◆ Requirement
Of all the lines in the records below, how many hold the word "page"? Give the number alone.

··· Provided entries ···

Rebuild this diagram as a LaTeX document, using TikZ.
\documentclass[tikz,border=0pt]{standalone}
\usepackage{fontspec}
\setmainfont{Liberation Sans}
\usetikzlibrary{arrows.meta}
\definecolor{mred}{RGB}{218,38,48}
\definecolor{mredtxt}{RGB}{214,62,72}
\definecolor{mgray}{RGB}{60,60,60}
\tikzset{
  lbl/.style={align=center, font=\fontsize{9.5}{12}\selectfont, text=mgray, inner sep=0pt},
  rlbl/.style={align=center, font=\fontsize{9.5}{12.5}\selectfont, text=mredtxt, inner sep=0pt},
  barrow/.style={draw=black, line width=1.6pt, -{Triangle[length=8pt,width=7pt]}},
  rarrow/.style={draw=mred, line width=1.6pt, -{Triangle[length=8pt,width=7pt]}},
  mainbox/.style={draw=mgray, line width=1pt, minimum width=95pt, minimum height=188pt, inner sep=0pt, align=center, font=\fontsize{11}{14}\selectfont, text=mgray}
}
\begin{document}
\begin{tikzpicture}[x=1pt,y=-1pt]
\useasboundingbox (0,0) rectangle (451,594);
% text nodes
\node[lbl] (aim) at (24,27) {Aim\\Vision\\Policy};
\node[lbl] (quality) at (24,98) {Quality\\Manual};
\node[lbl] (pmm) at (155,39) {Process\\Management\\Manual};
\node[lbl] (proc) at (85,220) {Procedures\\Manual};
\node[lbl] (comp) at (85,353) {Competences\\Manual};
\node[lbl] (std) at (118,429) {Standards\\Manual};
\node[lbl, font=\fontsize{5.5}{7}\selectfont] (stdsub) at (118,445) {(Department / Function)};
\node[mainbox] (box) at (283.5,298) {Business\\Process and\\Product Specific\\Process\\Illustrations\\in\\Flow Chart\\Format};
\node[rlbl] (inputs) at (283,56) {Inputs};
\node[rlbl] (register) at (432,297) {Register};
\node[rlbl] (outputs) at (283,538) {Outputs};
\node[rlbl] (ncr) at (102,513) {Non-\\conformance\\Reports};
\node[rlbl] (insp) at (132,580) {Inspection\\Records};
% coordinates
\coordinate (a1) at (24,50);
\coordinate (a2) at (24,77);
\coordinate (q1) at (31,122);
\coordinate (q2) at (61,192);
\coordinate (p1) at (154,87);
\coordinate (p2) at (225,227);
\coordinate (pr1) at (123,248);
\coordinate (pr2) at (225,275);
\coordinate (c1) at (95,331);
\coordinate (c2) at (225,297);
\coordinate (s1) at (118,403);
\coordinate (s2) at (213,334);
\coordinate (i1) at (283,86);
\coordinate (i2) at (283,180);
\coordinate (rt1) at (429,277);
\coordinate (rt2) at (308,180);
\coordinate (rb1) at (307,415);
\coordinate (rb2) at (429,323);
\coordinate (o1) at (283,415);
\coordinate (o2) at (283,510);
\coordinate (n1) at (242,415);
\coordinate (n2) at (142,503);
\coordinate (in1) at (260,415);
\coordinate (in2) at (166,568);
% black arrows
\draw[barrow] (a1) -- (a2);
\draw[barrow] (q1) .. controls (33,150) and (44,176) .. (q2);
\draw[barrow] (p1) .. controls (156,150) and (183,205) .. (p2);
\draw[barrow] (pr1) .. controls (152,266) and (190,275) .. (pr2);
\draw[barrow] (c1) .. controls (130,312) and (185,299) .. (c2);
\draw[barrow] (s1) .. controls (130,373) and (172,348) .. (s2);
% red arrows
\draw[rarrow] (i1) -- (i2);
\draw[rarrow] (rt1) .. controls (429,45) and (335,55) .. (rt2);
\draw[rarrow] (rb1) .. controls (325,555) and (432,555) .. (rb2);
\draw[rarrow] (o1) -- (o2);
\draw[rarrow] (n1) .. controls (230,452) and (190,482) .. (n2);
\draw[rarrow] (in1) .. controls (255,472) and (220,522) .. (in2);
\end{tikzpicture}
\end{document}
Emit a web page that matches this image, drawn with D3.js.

···
··· Provided entries ···

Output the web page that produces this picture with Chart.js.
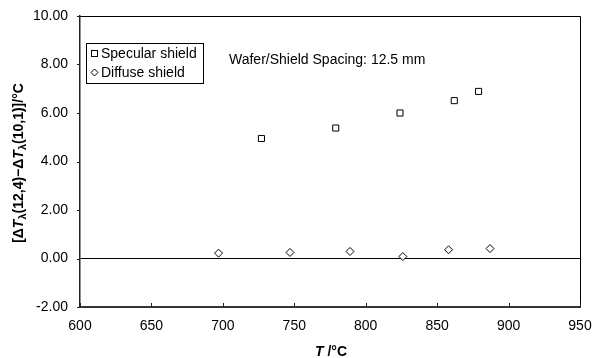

···
··· Provided entries ···

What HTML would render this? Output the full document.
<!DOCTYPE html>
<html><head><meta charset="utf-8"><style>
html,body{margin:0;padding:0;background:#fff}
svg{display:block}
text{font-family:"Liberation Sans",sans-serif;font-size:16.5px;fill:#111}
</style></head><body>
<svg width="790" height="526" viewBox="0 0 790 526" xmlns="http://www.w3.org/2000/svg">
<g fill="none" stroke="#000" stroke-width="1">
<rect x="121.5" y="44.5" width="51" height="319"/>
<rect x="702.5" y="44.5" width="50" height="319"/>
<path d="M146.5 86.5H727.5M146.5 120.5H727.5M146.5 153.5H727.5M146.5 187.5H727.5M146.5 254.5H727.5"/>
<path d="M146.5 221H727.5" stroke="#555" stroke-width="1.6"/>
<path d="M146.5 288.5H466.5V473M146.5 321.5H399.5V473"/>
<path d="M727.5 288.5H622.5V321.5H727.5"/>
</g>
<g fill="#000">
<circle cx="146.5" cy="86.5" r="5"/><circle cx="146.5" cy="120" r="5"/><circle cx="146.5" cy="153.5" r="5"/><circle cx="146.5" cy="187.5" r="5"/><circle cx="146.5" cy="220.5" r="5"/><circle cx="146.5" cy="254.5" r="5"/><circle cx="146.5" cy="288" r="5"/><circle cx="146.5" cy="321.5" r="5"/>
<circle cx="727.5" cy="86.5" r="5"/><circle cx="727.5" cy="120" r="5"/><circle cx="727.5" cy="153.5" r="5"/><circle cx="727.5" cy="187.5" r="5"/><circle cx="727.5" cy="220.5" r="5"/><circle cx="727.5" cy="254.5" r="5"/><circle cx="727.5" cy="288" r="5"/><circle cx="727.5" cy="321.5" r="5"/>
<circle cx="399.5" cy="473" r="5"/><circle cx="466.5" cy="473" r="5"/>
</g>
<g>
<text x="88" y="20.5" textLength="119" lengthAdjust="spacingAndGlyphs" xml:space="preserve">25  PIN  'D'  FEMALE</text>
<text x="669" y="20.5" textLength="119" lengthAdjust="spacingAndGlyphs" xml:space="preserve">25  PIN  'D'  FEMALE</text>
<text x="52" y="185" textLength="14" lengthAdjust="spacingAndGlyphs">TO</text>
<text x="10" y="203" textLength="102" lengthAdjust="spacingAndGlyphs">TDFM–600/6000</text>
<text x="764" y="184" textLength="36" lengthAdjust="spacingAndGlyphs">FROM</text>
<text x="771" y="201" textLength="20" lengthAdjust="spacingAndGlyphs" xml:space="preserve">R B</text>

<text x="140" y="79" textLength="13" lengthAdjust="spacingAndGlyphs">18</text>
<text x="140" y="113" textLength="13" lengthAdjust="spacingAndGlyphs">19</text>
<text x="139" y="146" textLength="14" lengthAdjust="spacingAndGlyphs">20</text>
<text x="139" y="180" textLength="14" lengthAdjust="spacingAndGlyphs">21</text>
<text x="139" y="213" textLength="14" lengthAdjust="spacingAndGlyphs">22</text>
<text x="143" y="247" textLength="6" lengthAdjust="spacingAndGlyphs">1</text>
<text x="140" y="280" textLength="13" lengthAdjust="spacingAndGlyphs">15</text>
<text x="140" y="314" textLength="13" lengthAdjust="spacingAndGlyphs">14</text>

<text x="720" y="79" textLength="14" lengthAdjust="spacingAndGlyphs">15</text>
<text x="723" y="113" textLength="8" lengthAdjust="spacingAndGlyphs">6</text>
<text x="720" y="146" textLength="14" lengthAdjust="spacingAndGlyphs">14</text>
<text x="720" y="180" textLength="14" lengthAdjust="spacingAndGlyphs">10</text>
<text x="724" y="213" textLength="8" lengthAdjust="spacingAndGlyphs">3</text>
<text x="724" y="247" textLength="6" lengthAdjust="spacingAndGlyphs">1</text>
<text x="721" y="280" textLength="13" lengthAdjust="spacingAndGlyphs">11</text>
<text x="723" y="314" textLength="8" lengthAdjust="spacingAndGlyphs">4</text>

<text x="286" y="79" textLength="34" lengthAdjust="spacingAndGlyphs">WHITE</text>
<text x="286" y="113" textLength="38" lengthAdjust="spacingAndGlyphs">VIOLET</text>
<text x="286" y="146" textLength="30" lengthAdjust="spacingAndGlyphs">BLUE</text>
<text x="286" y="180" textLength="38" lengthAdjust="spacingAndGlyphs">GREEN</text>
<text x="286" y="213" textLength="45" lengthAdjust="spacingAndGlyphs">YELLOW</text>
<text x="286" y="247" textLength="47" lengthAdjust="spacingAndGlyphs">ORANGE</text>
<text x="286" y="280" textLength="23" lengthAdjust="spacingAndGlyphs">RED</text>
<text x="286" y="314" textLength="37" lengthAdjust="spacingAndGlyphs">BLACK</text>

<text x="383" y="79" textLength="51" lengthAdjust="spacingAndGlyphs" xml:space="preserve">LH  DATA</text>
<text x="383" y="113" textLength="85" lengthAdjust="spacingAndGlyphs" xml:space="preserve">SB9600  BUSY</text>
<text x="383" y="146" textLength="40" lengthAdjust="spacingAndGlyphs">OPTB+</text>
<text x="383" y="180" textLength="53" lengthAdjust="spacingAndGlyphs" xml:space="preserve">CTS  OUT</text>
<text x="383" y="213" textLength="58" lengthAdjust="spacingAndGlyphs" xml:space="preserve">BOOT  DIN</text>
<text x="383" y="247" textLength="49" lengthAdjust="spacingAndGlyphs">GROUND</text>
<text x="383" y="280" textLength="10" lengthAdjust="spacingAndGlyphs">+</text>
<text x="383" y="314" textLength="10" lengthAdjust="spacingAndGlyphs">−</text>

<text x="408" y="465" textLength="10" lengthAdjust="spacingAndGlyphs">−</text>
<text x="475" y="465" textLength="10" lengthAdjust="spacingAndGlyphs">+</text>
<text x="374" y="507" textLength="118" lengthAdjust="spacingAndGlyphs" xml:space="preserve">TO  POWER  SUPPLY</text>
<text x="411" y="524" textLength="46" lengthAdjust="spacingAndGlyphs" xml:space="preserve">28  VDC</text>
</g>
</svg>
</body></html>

···

◆ Response below
2